Kirsten made his ODI and Test debut for South Africa in December 1993 at age 26
Hit 188 against the UAE in a 1996 World Cup game, the highest-ever score in the tournament till date
Made 275 against England at Durban in 1999, an innings that took 878 minutes—the second longest in terms of duration in Test match history
Retired from ODIs after a first-round exit at the 2003 World Cup. Finished ODI career with 6,798 runs and 13 centuries
In August 2003, made 130 and 60 in the fourth Test against England at Headingley.
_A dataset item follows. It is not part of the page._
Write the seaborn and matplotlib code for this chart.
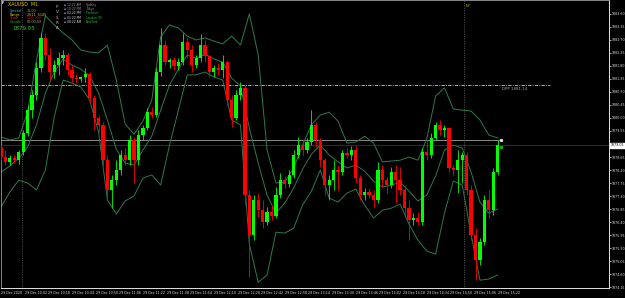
import numpy as np
import matplotlib
matplotlib.use("Agg")
import matplotlib.pyplot as plt
import seaborn as sns

sns.set_style("dark")
plt.rcParams['font.family'] = ['DejaVu Sans']

# ---------------- data (XAUUSD, 29 Dec 2020, minutes since midnight) ----------------
start_minute = 586          # 09:46
candle_step = 3             # minutes per drawn candle

opens = [1878.99, 1878.65, 1878.48, 1878.61, 1878.54, 1878.82, 1879.48, 1880.27, 1880.79, 1881.73,
         1882.77, 1882.18, 1881.59, 1881.83, 1882.07, 1882.18, 1881.66, 1881.38, 1881.35, 1881.42,
         1881.52, 1880.69, 1880.00, 1879.76, 1878.54, 1877.51, 1877.85, 1878.20, 1878.72, 1878.54,
         1879.24, 1878.54, 1879.41, 1879.65, 1880.20, 1880.10, 1881.59, 1882.52, 1881.93, 1882.00,
         1881.80, 1881.93, 1882.63, 1882.35, 1881.83, 1882.07, 1882.52, 1882.14, 1881.59, 1881.73,
         1881.66, 1881.93, 1880.62, 1880.00, 1880.79, 1881.04, 1877.33, 1875.95, 1877.16, 1876.81,
         1876.40, 1876.75, 1876.61, 1877.33, 1877.85, 1877.71, 1878.03, 1878.72, 1879.06, 1878.89,
         1879.17, 1879.76, 1879.24, 1878.54, 1877.68, 1877.85, 1878.20, 1878.13, 1878.79, 1878.72,
         1878.89, 1877.92, 1877.33, 1877.44, 1877.33, 1877.16, 1878.20, 1877.85, 1877.68, 1878.13,
         1877.85, 1877.51, 1876.88, 1876.47, 1876.54, 1876.40, 1878.82, 1878.72, 1879.31, 1879.76,
         1879.58, 1879.65, 1878.27, 1878.20, 1878.54, 1878.72, 1877.51, 1875.95, 1875.08, 1875.71,
         1877.16, 1876.81, 1878.13]
highs = [1879.06, 1878.89, 1878.72, 1878.72, 1878.89, 1879.58, 1880.45, 1880.97, 1881.93, 1882.94,
         1882.94, 1882.42, 1882.00, 1882.28, 1882.35, 1882.25, 1881.83, 1881.52, 1881.45, 1881.73,
         1881.59, 1880.79, 1880.10, 1879.86, 1878.72, 1878.03, 1878.54, 1878.89, 1878.96, 1879.41,
         1879.34, 1879.58, 1879.76, 1880.34, 1880.38, 1881.73, 1883.11, 1882.70, 1882.07, 1882.11,
         1882.07, 1882.94, 1882.77, 1882.52, 1882.18, 1882.90, 1882.70, 1882.18, 1881.83, 1881.90,
         1882.18, 1882.00, 1880.79, 1880.97, 1881.24, 1881.14, 1877.51, 1877.33, 1877.40, 1877.16,
         1876.92, 1876.99, 1877.61, 1878.09, 1877.99, 1878.20, 1878.89, 1879.34, 1879.24, 1879.31,
         1880.27, 1879.86, 1879.31, 1878.61, 1878.03, 1878.54, 1878.37, 1878.89, 1878.96, 1879.03,
         1879.03, 1878.03, 1877.58, 1877.58, 1877.51, 1878.48, 1878.37, 1877.96, 1878.30, 1878.37,
         1878.30, 1877.68, 1877.16, 1876.71, 1876.75, 1878.96, 1879.24, 1879.48, 1879.86, 1879.93,
         1879.76, 1879.69, 1878.37, 1878.89, 1878.82, 1878.82, 1877.68, 1876.19, 1875.85, 1877.33,
         1877.51, 1878.27, 1879.24]
lows = [1878.54, 1878.37, 1878.37, 1878.44, 1878.41, 1878.72, 1879.37, 1880.00, 1880.62, 1881.59,
        1882.00, 1881.31, 1881.38, 1881.49, 1881.83, 1881.49, 1881.24, 1881.21, 1881.24, 1881.24,
        1880.52, 1879.58, 1879.51, 1878.37, 1877.16, 1876.88, 1877.68, 1878.03, 1878.37, 1878.37,
        1877.75, 1878.37, 1879.24, 1879.58, 1880.00, 1880.03, 1881.45, 1881.83, 1881.73, 1881.66,
        1881.66, 1881.83, 1882.07, 1881.59, 1881.73, 1881.93, 1881.93, 1881.42, 1881.42, 1881.49,
        1881.38, 1880.45, 1879.69, 1879.93, 1880.62, 1876.99, 1874.50, 1875.78, 1876.57, 1876.19,
        1876.30, 1876.47, 1876.54, 1877.23, 1877.58, 1877.61, 1877.92, 1878.61, 1878.72, 1878.79,
        1879.06, 1878.99, 1878.30, 1877.33, 1877.16, 1877.51, 1877.51, 1878.03, 1878.61, 1878.54,
        1877.75, 1877.16, 1877.16, 1877.23, 1876.92, 1877.06, 1877.61, 1877.40, 1877.58, 1877.06,
        1877.33, 1876.64, 1875.78, 1876.30, 1876.30, 1876.30, 1878.54, 1878.61, 1879.24, 1879.41,
        1879.34, 1878.13, 1878.03, 1877.40, 1877.75, 1877.33, 1875.78, 1874.39, 1874.91, 1875.60,
        1876.54, 1876.64, 1878.03]
closes = [1878.65, 1878.48, 1878.61, 1878.54, 1878.82, 1879.48, 1880.27, 1880.79, 1881.73, 1882.77,
          1882.18, 1881.59, 1881.83, 1882.07, 1882.18, 1881.66, 1881.38, 1881.35, 1881.42, 1881.52,
          1880.69, 1880.00, 1879.76, 1878.54, 1877.51, 1877.85, 1878.20, 1878.72, 1878.54, 1879.24,
          1878.54, 1879.41, 1879.65, 1880.20, 1880.10, 1881.59, 1882.52, 1881.93, 1882.00, 1881.80,
          1881.93, 1882.63, 1882.35, 1881.83, 1882.07, 1882.52, 1882.14, 1881.59, 1881.73, 1881.66,
          1881.93, 1880.62, 1880.00, 1880.79, 1881.04, 1877.33, 1875.95, 1877.16, 1876.81, 1876.40,
          1876.75, 1876.61, 1877.33, 1877.85, 1877.71, 1878.03, 1878.72, 1879.06, 1878.89, 1879.17,
          1879.76, 1879.24, 1878.54, 1877.68, 1877.85, 1878.20, 1878.13, 1878.79, 1878.72, 1878.89,
          1877.92, 1877.33, 1877.44, 1877.33, 1877.16, 1878.20, 1877.85, 1877.68, 1878.13, 1877.85,
          1877.51, 1876.88, 1876.47, 1876.54, 1876.40, 1878.82, 1878.72, 1879.31, 1879.76, 1879.58,
          1879.65, 1878.27, 1878.20, 1878.54, 1878.72, 1877.51, 1875.95, 1875.08, 1875.71, 1877.16,
          1876.81, 1878.13, 1879.06]

band_step = 6  # minutes between band samples (Bollinger 20, 2)
band_upper = [1879.34, 1879.24, 1879.31, 1880.20, 1882.00, 1883.53, 1883.22, 1882.94, 1882.70, 1882.35,
              1882.28, 1882.25, 1882.52, 1881.31, 1879.79, 1879.44, 1879.89, 1880.62, 1882.80, 1883.22,
              1883.11, 1882.83, 1882.70, 1882.77, 1882.66, 1882.56, 1882.83, 1882.52, 1883.60, 1882.18,
              1878.89, 1877.75, 1877.78, 1878.27, 1879.06, 1879.76, 1880.10, 1880.20, 1879.89, 1879.13,
              1879.17, 1879.37, 1879.13, 1878.48, 1878.51, 1878.54, 1878.65, 1878.54, 1879.27, 1880.76,
              1881.04, 1880.31, 1880.27, 1880.24, 1879.93, 1879.41, 1879.31]
band_middle = [1878.13, 1878.34, 1878.61, 1878.99, 1879.76, 1880.86, 1881.59, 1882.04, 1881.83, 1881.69,
               1881.45, 1880.86, 1879.93, 1878.92, 1878.44, 1878.37, 1878.89, 1879.37, 1880.27, 1881.14,
               1881.69, 1882.18, 1882.07, 1882.21, 1882.04, 1881.93, 1881.38, 1881.10, 1879.65, 1878.44,
               1877.33, 1876.71, 1877.06, 1877.58, 1878.23, 1878.75, 1879.06, 1878.72, 1878.48, 1878.27,
               1878.37, 1878.16, 1877.82, 1877.61, 1877.68, 1877.78, 1877.47, 1877.13, 1877.33, 1877.99,
               1878.89, 1879.06, 1878.96, 1878.13, 1877.09, 1876.71, 1876.85]
band_lower = [1876.92, 1877.44, 1877.85, 1877.75, 1877.51, 1878.20, 1880.03, 1881.31, 1881.21, 1881.07,
              1880.62, 1879.51, 1877.16, 1876.68, 1877.13, 1877.30, 1877.92, 1878.03, 1877.68, 1879.06,
              1880.27, 1881.49, 1881.49, 1881.59, 1881.42, 1881.31, 1879.93, 1879.76, 1875.64, 1874.32,
              1874.57, 1876.05, 1876.02, 1876.19, 1876.99, 1877.47, 1878.20, 1877.23, 1877.09, 1877.40,
              1877.54, 1876.99, 1876.54, 1876.81, 1876.88, 1877.02, 1876.33, 1875.78, 1875.40, 1875.29,
              1876.71, 1877.82, 1877.68, 1875.98, 1874.39, 1874.43, 1874.57]

price_ticks = [1883.60, 1883.15, 1882.70, 1882.25, 1881.80, 1881.35, 1880.90, 1880.45, 1880.00,
               1879.55, 1878.65, 1878.20, 1877.75, 1877.30, 1876.85, 1876.40, 1875.95,
               1875.50, 1875.05, 1874.60, 1874.15]
time_tick_labels = ["29 Dec 2020", "29 Dec 10:02", "29 Dec 10:18", "29 Dec 10:34", "29 Dec 10:50",
                    "29 Dec 11:06", "29 Dec 11:22", "29 Dec 11:38", "29 Dec 11:54", "29 Dec 12:10",
                    "29 Dec 12:26", "29 Dec 12:42", "29 Dec 12:58", "29 Dec 13:14", "29 Dec 13:30",
                    "29 Dec 13:46", "29 Dec 14:02", "29 Dec 14:18", "29 Dec 14:34", "29 Dec 14:50",
                    "29 Dec 15:06", "29 Dec 15:22"]
time_tick_step = 16

bid_price = 1879.05
ask_price = 1879.23
dpp_price = 1881.14
session_marks = [600, 899]   # 10:00 and 14:59

info_labels = ["Spread", "Range", "Score", "Candle"]
info_values = ["11.00", "2611  5145", "0.00:218", "00:00:59"]
session_times = ["12:22 AM", "10:22 PM", "02:22 PM", "01:22 PM", "08:22 AM"]
session_names = ["Sydney", "Tokyo", "Frankfurt", "London (O)", "NewYork"]

# ---------------- figure ----------------
W, H = 625, 298
fig = plt.figure(figsize=(W / 100, H / 100), dpi=100, facecolor="black")
ax = fig.add_axes([1 / W, 10 / H, 608 / W, 288 / H])
ax.set_facecolor("black")

o = np.array(opens); h = np.array(highs); l = np.array(lows); c = np.array(closes)
t = start_minute + candle_step * np.arange(len(c))
bull, bear = "#00FF00", "#FF0000"
cols = np.where(c >= o, bull, bear)

# Bollinger bands
bt = start_minute + band_step * np.arange(len(band_upper))
band_col = "#2F7A4A"
for band in (band_upper, band_middle, band_lower):
    sns.lineplot(x=bt, y=band, ax=ax, color=band_col, lw=0.7, zorder=2)

# reference lines
ax.axhline(dpp_price, xmax=0.903, color="#C8C8C8", lw=0.6, ls=(0, (4, 1.5, 1, 1.5)), zorder=1)
ax.axhline(ask_price, xmax=0.82, color="#8A8A8A", lw=0.7, zorder=1)
ax.axhline(bid_price, color="#1A1AB0", lw=0.7, zorder=1)
for sm in session_marks:
    ax.axvline(sm, color="#808080", lw=0.5, ls=(0, (1, 1.5)), zorder=1)

# candles
ax.vlines(t, l, h, colors=cols, lw=0.6, zorder=3)
body = np.maximum(np.abs(c - o), 0.02)
ax.bar(t, body, bottom=np.minimum(o, c), width=2.2, color=cols, linewidth=0, zorder=4)

# markers at last bar
ax.plot([t[-1] + 2.5], [ask_price], marker="s", ms=1.2, color="#DDDDDD", lw=0, zorder=5)
ax.plot([t[-1] + 2.5], [bid_price - 0.05], marker="s", ms=1.2, color="#00C000", lw=0, zorder=5)

ax.set_xlim(586.5, 997.3)
ax.set_ylim(1874.12, 1884.08)

# axes styling
for side in ("left", "top"):
    ax.spines[side].set_color("#9A9A9A"); ax.spines[side].set_linewidth(0.6)
for side in ("right", "bottom"):
    ax.spines[side].set_color("#E0E0E0"); ax.spines[side].set_linewidth(0.7)
ax.grid(False)
ax.yaxis.tick_right()
ax.set_yticks(price_ticks)
ax.set_yticklabels([f"{p:.2f}" for p in price_ticks])
xt = [start_minute + time_tick_step * k for k in range(len(time_tick_labels))]
ax.set_xticks(xt)
ax.set_xticklabels(time_tick_labels)
ax.tick_params(axis="y", colors="#E0E0E0", labelsize=2.3, length=1.2, width=0.5, pad=0.6, labelcolor="#E0E0E0")
ax.tick_params(axis="x", colors="#E0E0E0", labelsize=2.3, length=1.5, width=0.5, pad=1, labelcolor="#E0E0E0")
for lab in ax.get_xticklabels():
    lab.set_horizontalalignment("left")
ax.set_xlabel(""); ax.set_ylabel("")

# current price box on the scale
ax.text(1.0025, bid_price, f"{bid_price:.2f}", transform=ax.get_yaxis_transform(), fontsize=2.3,
        color="black", va="center", ha="left",
        bbox=dict(facecolor="white", edgecolor="white", pad=0.3), zorder=6, clip_on=False)

# DPP label
ax.text(942, dpp_price - 0.06, f"DPP {dpp_price:.2f}", fontsize=2.8, color="#A8A8A8",
        ha="right", va="top", zorder=6)
ax.text(session_marks[1] + 1, 1883.95, "NY", fontsize=2.6, color="#9ACD32", ha="left", va="top")


def ftext(x, y, s, **kw):
    fig.text(x / W, 1 - y / H, s, va="center", **kw)


# info panel
ftext(1.5, 3.5, "F", fontsize=2.4, color="white", weight="bold")
ftext(8, 5, "XAUUSD  M1", fontsize=3.4, color="#E8C800")
info_cols = ["#20C8E0", "#E8D000", "#E02020", "#20C020"]
info_vcols = ["#20C8E0", "#C8C060", "#B01818", "#A0A0A0"]
for k, (lab, val) in enumerate(zip(info_labels, info_values)):
    ftext(10, 11 + 3.7 * k, lab, fontsize=2.4, color=info_cols[k])
    ftext(27, 11 + 3.7 * k, val, fontsize=2.4, color=info_vcols[k])
ftext(12.5, 28.5, f"{bid_price:.2f}", fontsize=4.0, color="#3CC83C")
for k, ch in enumerate("PVSRA"):
    ftext(57, 7 + 5.3 * k, ch, fontsize=3.0, color="#D8A8B0", ha="center")
name_cols = ["#9A9A9A", "#9A9A9A", "#20C020", "#20C020", "#20C020"]
time_cols = ["#9A9A9A", "#9A9A9A", "#D8D8D8", "#D8D8D8", "#D8D8D8"]
for k, (tm, nm) in enumerate(zip(session_times, session_names)):
    yy = 5 + 4.2 * k
    ftext(64, yy, "\u25aa", fontsize=2.2, color="#7090C0")
    ftext(67, yy, tm, fontsize=2.2, color=time_cols[k])
    ftext(86, yy, nm, fontsize=2.2, color=name_cols[k])

fig.savefig("out.png", dpi=100, facecolor="black")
Postponed retirement plans after the fifth Test at the Oval
Became the first South African to play 100 Tests in March 2004.
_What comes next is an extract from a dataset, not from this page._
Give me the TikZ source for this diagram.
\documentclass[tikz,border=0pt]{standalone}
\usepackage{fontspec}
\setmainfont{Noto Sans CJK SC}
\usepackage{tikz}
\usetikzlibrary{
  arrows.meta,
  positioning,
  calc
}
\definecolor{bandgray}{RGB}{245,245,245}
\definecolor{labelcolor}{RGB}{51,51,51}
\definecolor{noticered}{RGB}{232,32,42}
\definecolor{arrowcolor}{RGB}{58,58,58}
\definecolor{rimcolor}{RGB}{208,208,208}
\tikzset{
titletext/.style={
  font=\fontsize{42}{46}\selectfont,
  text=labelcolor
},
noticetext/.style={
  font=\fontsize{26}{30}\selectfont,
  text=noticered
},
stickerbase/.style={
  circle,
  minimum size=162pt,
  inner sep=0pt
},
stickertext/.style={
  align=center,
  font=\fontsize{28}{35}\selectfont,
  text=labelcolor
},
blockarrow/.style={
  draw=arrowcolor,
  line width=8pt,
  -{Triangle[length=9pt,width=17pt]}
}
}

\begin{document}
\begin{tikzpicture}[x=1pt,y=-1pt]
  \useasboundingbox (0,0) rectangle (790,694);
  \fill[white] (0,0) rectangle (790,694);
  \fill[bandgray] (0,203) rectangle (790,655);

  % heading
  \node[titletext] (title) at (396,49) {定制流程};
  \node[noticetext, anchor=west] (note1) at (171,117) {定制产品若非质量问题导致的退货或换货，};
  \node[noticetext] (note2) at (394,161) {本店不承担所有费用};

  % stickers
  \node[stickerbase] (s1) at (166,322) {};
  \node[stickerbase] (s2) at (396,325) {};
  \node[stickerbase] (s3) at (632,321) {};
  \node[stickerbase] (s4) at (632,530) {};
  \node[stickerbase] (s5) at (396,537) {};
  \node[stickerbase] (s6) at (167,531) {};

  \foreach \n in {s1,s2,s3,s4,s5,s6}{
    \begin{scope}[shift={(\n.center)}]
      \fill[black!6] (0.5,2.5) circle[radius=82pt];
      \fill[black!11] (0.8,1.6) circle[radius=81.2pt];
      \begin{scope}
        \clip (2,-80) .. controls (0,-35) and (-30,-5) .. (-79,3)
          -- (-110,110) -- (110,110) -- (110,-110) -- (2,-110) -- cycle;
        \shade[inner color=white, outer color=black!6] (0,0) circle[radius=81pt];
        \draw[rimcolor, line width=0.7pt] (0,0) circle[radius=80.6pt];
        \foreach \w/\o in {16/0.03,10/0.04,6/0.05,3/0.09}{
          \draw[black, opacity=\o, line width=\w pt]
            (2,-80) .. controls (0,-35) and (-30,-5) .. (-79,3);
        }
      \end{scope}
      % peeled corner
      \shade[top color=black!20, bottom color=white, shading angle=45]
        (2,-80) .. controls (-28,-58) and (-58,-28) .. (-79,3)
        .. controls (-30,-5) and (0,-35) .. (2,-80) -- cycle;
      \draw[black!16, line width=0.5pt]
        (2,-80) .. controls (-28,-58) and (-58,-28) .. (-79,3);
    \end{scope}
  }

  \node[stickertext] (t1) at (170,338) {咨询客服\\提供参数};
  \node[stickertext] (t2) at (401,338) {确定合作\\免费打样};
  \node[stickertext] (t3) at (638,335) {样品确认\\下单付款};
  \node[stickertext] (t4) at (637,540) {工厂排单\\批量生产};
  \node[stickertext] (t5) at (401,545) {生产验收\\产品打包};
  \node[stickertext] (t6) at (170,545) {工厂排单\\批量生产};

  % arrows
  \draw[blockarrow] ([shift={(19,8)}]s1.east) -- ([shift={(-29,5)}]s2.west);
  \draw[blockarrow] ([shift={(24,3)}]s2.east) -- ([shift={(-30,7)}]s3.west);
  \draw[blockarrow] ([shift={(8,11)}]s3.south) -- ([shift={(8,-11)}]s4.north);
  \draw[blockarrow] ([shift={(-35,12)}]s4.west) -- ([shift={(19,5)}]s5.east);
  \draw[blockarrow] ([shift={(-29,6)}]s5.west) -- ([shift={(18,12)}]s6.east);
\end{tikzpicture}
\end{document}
He retired after making 7,289 runs and 21 centuries
After retirement, he coached the South African domestic team—the Warriors
Kirsten and India’s mental conditioning coach, Paddy Upton, went to school together
Kirsten runs a cricket academy in Constantia, Cape Town. The Indian team prepared for the tour of South Africa at the Gary Kirsten Cricket Academy located at the Claremont Cricket Club
Team India’s foreign coaches
John Wright (2000-05)
There was much scepticism when he took over as Indian cricket's first-ever foreign coach in 2000 but not only did John Wright assimilate quickly into the system, he went on to be its most successful coach, leading them to a World Cup final. While Wright was always happy to socialise with the players, on field, he remained a hard taskmaster
Greg Chappell (2005-07)
From the beginning, the Chappell Way never seemed right for Indian cricket. Not only did he struggle to manage the many egos in the Indian dressing-room, he also asserted his inflated ego on the team,
often being more open with the media than he was with his own players. His style ended up creating fissures in the team
Gary Kirsten (2008-11)
A leaked dossier relating sex to on-field performance might well remain one of the most-discussed points of Kirsten’s tenure but on the field, his legacy is one of making India the best Test side in the world and helping the team make rapid strides in One-day cricket as well. The former South African opener not only adopted the Wright-formula, he bettered it. He stuck to the same practices and values that brought him immense success in his playing career, and managed to be the most hard-working person in the Indian camp. He always was the first one out for the team’s warm-up routines. He made an extra effort to gain the trust of the players as coach and eventually became their friend and guide too.